* _DATASET EXCERPTS_:
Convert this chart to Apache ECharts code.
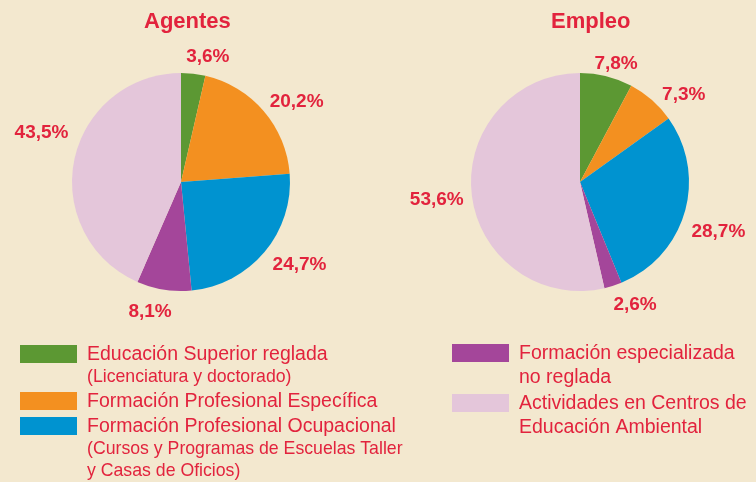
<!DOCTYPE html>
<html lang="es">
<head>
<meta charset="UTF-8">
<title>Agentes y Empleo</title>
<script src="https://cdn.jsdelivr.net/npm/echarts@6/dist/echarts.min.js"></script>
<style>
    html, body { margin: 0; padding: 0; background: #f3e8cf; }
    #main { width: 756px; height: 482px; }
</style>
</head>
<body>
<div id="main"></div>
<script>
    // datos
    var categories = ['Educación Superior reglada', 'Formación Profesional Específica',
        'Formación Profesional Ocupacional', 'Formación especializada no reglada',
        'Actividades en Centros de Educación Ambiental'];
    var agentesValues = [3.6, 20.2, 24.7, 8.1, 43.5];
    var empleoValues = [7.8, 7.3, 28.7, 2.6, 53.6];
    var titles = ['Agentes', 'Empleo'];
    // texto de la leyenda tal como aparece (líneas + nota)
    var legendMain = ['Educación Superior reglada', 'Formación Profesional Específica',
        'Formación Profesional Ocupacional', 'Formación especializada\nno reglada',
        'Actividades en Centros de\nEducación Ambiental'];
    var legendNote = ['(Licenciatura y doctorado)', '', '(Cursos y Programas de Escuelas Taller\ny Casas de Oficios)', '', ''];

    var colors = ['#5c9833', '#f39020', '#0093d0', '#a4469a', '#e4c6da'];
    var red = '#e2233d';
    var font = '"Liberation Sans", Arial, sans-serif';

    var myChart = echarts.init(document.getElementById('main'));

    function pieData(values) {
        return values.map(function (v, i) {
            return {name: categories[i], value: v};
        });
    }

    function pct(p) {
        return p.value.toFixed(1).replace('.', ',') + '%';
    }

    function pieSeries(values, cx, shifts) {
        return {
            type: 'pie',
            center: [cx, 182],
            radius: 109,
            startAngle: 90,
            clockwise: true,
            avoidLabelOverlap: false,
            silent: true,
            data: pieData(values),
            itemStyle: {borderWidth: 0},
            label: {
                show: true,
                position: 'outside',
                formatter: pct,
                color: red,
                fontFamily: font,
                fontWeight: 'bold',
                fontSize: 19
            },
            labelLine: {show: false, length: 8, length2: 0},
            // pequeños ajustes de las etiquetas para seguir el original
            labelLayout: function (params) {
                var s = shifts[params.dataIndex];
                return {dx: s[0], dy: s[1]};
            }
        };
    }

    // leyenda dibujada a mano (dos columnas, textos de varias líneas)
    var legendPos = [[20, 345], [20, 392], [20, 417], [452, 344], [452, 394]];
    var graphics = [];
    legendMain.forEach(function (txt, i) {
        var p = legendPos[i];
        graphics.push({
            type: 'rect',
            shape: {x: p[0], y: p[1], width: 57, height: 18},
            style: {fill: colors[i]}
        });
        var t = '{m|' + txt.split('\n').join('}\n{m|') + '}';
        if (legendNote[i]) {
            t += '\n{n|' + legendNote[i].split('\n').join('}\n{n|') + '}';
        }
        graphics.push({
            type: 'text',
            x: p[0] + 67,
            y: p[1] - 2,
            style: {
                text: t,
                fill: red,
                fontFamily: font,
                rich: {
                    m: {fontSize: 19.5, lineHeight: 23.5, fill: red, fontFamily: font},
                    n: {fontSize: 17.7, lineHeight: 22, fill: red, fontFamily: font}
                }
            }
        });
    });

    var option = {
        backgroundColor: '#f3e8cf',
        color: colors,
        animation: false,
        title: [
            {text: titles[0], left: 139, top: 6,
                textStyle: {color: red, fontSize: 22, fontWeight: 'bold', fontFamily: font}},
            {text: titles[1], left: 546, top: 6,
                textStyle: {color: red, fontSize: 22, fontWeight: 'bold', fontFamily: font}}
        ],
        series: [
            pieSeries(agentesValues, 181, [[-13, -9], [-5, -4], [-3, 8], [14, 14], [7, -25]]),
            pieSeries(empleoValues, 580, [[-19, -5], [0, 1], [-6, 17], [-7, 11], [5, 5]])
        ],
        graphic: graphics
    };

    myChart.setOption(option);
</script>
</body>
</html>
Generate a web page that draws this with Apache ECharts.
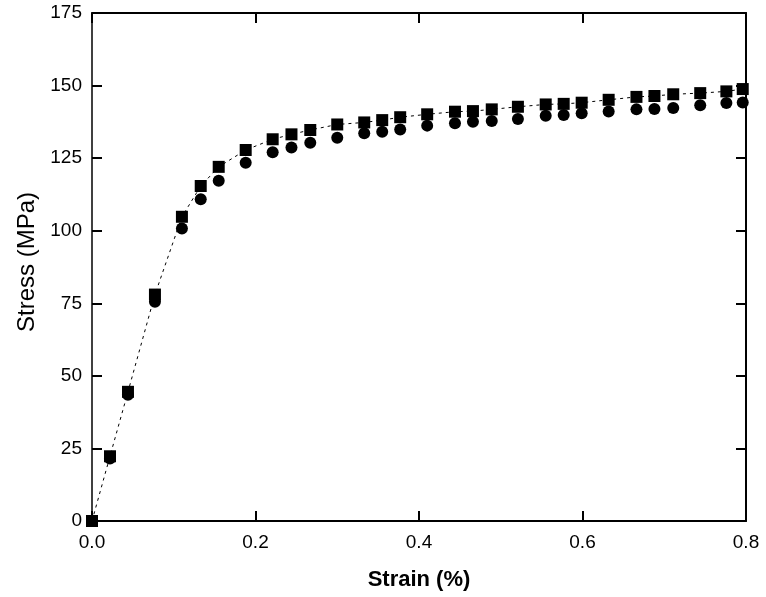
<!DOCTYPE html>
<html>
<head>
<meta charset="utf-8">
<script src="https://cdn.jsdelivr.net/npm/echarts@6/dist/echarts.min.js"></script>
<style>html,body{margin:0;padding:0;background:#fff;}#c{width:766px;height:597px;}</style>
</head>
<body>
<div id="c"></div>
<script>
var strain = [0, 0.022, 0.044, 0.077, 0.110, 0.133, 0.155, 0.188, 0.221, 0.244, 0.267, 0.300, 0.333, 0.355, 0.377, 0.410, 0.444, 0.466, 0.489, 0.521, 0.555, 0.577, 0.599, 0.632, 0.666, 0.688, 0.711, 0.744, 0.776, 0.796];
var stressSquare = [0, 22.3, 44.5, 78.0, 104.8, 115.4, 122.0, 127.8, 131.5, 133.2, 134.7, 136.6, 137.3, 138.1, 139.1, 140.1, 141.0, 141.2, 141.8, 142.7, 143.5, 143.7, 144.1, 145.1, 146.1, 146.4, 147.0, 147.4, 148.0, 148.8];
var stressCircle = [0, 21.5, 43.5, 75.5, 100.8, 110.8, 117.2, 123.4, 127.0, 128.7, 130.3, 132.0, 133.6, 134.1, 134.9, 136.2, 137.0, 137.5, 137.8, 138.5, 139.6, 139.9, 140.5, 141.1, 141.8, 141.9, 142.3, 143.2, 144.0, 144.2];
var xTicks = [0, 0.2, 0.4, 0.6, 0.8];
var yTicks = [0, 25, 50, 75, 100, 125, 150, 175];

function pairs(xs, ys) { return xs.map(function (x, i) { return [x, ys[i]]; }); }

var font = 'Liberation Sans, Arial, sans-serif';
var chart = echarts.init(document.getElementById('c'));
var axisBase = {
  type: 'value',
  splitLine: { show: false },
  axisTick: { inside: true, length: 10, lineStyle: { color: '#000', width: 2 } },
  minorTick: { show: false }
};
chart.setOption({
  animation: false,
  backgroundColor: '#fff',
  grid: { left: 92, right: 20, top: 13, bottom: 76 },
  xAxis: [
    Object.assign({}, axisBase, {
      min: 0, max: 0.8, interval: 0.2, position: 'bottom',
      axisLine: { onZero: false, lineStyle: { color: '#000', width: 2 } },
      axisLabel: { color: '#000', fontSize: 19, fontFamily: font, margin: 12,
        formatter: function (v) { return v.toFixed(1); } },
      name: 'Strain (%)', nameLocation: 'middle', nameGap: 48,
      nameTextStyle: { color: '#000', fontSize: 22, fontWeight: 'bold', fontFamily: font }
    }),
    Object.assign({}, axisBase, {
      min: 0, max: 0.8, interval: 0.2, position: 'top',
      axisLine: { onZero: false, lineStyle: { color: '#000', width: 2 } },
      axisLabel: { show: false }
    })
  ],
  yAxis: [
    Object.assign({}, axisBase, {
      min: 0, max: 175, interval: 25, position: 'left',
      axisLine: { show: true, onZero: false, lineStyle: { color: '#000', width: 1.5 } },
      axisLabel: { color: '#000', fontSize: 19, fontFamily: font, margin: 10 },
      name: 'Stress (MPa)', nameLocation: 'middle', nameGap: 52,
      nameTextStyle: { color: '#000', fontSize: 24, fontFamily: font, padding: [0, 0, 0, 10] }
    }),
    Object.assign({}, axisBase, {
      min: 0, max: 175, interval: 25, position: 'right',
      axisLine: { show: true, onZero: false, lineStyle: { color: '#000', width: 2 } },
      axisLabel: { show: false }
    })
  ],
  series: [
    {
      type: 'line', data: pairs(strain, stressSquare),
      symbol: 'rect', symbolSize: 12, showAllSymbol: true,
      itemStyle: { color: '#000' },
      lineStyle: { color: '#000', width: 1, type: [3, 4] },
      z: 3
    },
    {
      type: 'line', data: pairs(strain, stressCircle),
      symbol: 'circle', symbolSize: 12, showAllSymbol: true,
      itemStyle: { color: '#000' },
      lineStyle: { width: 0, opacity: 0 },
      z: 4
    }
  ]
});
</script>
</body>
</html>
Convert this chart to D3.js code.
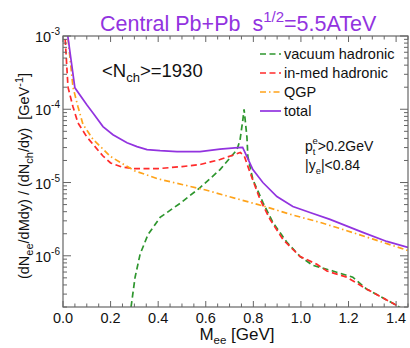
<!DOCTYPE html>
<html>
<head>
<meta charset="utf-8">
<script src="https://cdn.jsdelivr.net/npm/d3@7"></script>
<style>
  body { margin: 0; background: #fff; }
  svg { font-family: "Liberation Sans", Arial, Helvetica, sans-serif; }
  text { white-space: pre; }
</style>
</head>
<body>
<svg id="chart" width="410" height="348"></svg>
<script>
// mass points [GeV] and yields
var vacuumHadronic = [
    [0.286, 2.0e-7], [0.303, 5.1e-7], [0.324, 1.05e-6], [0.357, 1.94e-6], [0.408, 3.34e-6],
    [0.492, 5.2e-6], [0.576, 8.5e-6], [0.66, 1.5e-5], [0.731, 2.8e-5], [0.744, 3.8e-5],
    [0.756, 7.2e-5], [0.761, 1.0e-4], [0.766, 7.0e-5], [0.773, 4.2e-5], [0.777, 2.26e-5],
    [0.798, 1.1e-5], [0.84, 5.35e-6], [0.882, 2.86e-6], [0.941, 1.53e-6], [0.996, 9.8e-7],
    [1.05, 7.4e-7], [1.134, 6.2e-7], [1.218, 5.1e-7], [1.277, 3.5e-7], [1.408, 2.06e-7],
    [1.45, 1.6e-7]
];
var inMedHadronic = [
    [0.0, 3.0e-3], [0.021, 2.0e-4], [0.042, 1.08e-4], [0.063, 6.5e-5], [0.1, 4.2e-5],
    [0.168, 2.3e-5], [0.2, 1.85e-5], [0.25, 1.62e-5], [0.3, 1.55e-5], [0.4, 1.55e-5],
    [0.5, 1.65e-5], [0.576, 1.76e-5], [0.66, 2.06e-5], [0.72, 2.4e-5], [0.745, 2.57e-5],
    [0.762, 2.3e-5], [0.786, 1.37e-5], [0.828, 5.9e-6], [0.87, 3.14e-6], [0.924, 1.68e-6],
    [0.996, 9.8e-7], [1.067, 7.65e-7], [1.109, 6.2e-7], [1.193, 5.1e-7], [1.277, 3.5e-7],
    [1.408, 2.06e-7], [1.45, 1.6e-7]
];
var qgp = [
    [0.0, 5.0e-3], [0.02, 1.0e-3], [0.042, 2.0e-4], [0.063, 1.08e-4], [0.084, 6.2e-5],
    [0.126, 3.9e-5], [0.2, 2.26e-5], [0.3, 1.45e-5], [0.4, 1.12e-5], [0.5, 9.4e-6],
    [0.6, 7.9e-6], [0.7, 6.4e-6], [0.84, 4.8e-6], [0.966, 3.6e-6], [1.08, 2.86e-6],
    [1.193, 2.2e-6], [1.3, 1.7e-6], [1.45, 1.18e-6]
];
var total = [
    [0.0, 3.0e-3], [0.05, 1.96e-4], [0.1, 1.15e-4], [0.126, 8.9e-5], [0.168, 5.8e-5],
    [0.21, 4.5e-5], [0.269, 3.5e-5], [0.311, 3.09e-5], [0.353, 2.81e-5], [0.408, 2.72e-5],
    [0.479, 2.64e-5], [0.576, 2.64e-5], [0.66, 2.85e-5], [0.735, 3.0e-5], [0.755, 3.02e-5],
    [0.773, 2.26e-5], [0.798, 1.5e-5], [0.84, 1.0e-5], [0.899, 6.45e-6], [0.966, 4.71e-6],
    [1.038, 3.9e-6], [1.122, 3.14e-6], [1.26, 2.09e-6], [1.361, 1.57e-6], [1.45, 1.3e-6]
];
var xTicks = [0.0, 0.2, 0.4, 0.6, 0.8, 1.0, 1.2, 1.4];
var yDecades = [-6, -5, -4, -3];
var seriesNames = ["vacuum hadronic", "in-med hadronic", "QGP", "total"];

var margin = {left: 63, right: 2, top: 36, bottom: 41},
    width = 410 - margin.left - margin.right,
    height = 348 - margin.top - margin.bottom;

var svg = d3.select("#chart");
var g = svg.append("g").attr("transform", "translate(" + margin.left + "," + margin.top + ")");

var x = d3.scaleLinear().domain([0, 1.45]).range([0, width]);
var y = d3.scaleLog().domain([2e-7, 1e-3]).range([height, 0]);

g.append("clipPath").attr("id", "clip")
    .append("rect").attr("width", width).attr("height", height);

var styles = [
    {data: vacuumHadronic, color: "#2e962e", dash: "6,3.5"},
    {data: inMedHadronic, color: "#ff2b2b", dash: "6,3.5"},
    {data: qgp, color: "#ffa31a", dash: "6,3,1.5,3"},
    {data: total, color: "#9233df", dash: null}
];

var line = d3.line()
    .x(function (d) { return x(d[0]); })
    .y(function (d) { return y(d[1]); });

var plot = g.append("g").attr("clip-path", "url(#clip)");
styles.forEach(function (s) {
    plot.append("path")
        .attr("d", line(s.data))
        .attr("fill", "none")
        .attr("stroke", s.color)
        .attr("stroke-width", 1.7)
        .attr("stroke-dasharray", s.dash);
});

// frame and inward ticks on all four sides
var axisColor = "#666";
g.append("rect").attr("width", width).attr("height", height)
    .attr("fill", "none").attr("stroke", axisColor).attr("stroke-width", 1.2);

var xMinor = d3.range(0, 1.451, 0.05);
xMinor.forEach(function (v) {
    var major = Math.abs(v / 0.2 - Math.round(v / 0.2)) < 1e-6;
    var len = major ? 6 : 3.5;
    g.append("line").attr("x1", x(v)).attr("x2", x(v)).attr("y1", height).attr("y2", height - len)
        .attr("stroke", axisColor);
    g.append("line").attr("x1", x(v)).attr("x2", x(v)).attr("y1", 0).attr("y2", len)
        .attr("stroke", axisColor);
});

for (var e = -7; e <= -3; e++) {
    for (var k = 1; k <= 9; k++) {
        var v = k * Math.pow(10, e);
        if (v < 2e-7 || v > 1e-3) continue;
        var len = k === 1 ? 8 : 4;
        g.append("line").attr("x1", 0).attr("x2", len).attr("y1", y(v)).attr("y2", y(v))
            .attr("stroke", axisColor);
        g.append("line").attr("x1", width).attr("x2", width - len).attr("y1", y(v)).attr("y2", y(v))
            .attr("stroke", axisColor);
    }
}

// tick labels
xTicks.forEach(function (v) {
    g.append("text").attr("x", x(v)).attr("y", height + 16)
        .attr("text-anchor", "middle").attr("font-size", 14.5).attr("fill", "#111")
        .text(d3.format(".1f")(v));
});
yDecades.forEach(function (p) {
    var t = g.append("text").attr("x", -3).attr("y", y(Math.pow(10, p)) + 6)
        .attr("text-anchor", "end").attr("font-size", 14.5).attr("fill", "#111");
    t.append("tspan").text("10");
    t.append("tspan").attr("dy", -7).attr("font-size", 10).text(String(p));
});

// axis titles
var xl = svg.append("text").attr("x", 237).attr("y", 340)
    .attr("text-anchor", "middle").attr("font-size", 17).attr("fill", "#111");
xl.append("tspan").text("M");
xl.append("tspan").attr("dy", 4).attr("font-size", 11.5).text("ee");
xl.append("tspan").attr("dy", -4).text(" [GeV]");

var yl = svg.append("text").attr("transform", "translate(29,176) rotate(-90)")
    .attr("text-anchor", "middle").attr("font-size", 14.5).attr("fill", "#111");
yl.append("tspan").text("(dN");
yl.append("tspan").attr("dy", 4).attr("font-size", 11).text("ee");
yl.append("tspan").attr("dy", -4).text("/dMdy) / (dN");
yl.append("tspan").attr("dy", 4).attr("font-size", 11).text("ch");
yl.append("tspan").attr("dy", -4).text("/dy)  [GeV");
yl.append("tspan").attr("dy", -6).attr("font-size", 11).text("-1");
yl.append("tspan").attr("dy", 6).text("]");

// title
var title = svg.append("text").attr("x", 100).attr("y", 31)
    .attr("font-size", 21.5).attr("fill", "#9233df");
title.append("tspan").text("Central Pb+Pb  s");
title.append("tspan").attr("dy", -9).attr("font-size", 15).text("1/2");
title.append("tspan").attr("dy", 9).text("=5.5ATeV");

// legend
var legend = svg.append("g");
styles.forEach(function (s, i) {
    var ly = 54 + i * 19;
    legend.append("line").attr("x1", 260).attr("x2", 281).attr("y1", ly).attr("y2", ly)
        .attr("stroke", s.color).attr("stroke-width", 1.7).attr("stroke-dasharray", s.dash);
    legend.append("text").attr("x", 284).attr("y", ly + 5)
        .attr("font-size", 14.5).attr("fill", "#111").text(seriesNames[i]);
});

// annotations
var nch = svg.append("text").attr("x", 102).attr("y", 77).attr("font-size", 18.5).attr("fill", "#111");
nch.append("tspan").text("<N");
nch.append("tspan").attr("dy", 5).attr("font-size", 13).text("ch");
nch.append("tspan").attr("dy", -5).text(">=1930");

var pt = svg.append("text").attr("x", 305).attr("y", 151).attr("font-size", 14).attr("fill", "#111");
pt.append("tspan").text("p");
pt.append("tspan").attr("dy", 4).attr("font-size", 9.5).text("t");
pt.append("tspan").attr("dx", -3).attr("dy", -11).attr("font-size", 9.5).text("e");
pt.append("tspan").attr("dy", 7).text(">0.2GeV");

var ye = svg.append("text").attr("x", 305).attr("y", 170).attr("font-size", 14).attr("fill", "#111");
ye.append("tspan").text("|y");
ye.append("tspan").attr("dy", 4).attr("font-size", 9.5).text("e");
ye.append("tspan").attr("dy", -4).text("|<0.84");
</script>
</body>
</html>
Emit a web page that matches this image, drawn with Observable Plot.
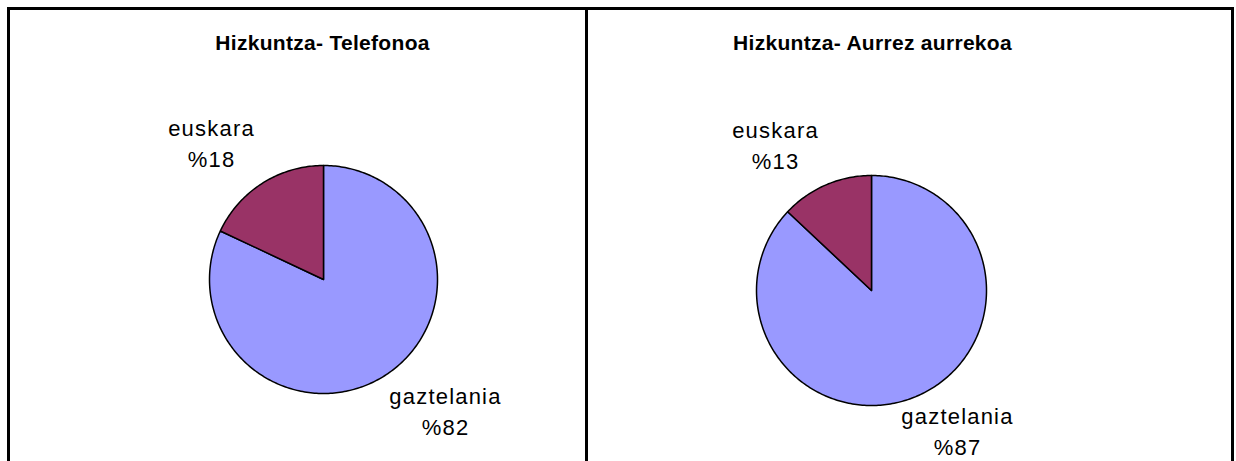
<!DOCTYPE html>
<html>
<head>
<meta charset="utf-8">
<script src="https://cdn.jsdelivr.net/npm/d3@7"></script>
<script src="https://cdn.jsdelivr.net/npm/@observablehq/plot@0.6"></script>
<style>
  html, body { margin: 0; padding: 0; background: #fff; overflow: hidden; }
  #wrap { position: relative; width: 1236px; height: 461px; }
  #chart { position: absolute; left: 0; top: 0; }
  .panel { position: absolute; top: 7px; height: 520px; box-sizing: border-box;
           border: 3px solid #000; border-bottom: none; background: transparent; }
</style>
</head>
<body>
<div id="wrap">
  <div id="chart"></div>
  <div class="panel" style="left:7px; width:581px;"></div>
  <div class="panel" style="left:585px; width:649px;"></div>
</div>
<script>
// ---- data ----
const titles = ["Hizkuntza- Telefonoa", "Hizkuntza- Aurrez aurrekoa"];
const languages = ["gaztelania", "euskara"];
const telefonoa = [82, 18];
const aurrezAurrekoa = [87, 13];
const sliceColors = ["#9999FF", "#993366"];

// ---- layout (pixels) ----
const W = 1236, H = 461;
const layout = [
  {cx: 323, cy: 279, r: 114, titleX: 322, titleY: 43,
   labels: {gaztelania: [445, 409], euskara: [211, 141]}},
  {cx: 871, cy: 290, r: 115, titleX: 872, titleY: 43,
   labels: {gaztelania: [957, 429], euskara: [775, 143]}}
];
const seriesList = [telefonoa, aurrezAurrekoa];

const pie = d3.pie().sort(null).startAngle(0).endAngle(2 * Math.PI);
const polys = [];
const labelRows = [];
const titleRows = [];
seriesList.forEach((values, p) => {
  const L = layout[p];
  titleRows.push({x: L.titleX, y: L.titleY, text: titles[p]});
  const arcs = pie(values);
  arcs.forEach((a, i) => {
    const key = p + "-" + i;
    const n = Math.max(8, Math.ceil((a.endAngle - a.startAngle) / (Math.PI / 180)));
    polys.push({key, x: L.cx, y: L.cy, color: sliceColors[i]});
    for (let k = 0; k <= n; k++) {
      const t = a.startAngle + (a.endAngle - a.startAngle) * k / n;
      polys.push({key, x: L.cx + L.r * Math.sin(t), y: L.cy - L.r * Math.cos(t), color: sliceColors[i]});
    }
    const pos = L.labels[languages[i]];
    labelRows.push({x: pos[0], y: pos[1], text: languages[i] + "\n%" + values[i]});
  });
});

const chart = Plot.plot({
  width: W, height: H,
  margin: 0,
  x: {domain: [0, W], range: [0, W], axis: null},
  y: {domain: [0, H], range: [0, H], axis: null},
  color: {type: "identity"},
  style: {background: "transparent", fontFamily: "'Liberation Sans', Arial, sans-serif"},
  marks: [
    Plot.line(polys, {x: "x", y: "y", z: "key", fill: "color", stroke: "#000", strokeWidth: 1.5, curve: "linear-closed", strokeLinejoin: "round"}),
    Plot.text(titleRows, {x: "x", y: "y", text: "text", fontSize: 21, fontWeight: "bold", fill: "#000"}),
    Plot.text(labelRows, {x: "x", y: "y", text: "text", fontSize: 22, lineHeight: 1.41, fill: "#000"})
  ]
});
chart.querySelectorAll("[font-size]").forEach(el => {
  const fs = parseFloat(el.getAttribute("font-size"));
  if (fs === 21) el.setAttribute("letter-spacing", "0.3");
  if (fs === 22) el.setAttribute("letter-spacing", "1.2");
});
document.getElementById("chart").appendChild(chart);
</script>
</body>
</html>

* _REQUIRED TASK_:
Begin with the line that contains "Emit a web page" and end with the line that contains "const seriesList = [telefonoa, aurrezAurrekoa];"; write out both and all lines between exactly, but no pictures.

* _EXERCISE RESULT_:
Emit a web page that matches this image, drawn with Observable Plot.
<!DOCTYPE html>
<html>
<head>
<meta charset="utf-8">
<script src="https://cdn.jsdelivr.net/npm/d3@7"></script>
<script src="https://cdn.jsdelivr.net/npm/@observablehq/plot@0.6"></script>
<style>
  html, body { margin: 0; padding: 0; background: #fff; overflow: hidden; }
  #wrap { position: relative; width: 1236px; height: 461px; }
  #chart { position: absolute; left: 0; top: 0; }
  .panel { position: absolute; top: 7px; height: 520px; box-sizing: border-box;
           border: 3px solid #000; border-bottom: none; background: transparent; }
</style>
</head>
<body>
<div id="wrap">
  <div id="chart"></div>
  <div class="panel" style="left:7px; width:581px;"></div>
  <div class="panel" style="left:585px; width:649px;"></div>
</div>
<script>
// ---- data ----
const titles = ["Hizkuntza- Telefonoa", "Hizkuntza- Aurrez aurrekoa"];
const languages = ["gaztelania", "euskara"];
const telefonoa = [82, 18];
const aurrezAurrekoa = [87, 13];
const sliceColors = ["#9999FF", "#993366"];

// ---- layout (pixels) ----
const W = 1236, H = 461;
const layout = [
  {cx: 323, cy: 279, r: 114, titleX: 322, titleY: 43,
   labels: {gaztelania: [445, 409], euskara: [211, 141]}},
  {cx: 871, cy: 290, r: 115, titleX: 872, titleY: 43,
   labels: {gaztelania: [957, 429], euskara: [775, 143]}}
];
const seriesList = [telefonoa, aurrezAurrekoa];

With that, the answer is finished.